# Bergen Cnty Group Rides



## lawndart (Oct 4, 2004)

anyone know of any slow paced/beginner paced group rides in Bergen Cnty?


----------



## akky (May 15, 2002)

You might want to check http://5bbc.org/ or http://nycc.org/ since most or their rides go through the GWB.


----------



## kannas (Feb 7, 2004)

When in doubt make new friends. Head to the GWB NJ side at 8 or 9am and ask around for a easy riding group. There are lots of different riders on 9w, I am sure you can find a riding group.
Also there are group rides from Strictly Bicycles in Fort Lee saturdays @9am.
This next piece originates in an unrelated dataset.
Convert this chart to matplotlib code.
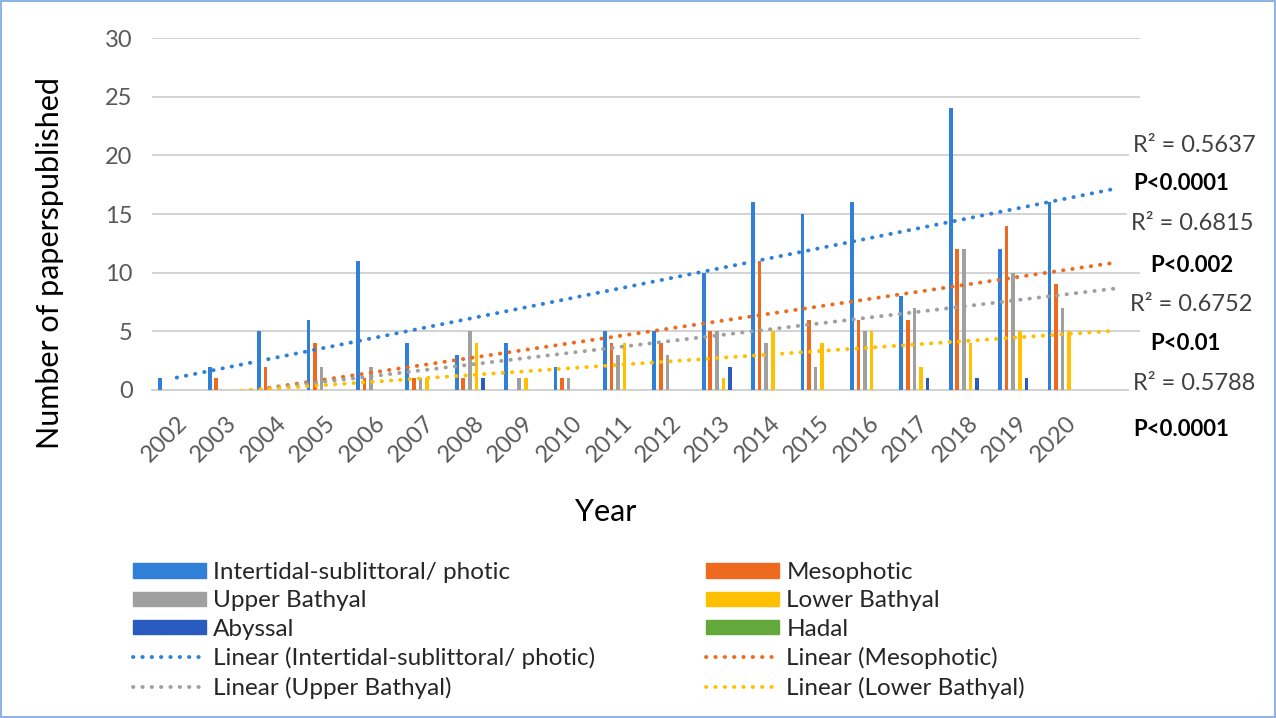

If you go to the shop and speak with Nelson (owner) he can fit you into a beginner group.


----------



## bousson (Apr 10, 2003)

Check out this site, http://www.btcnj.com/ they are mostly Northern NJ and even Bergen county oriented. They have very friendly, organized group rides.Good luck


----------



## netman68 (Jun 8, 2011)

yeper


----------



## softwaredeveloper99 (May 17, 2009)

Cyclesport in Park Ridge - 8AM Sat ride. Great place to start


----------



## ridingred (Aug 25, 2010)

+1 Cyclesport. They have a Saturday morning "B" ride that you'll enjoy.


----------



## Chuckstyl5 (May 21, 2011)

btcnj.com awesome club -- went for a great 20 mile group ride this sunday


----------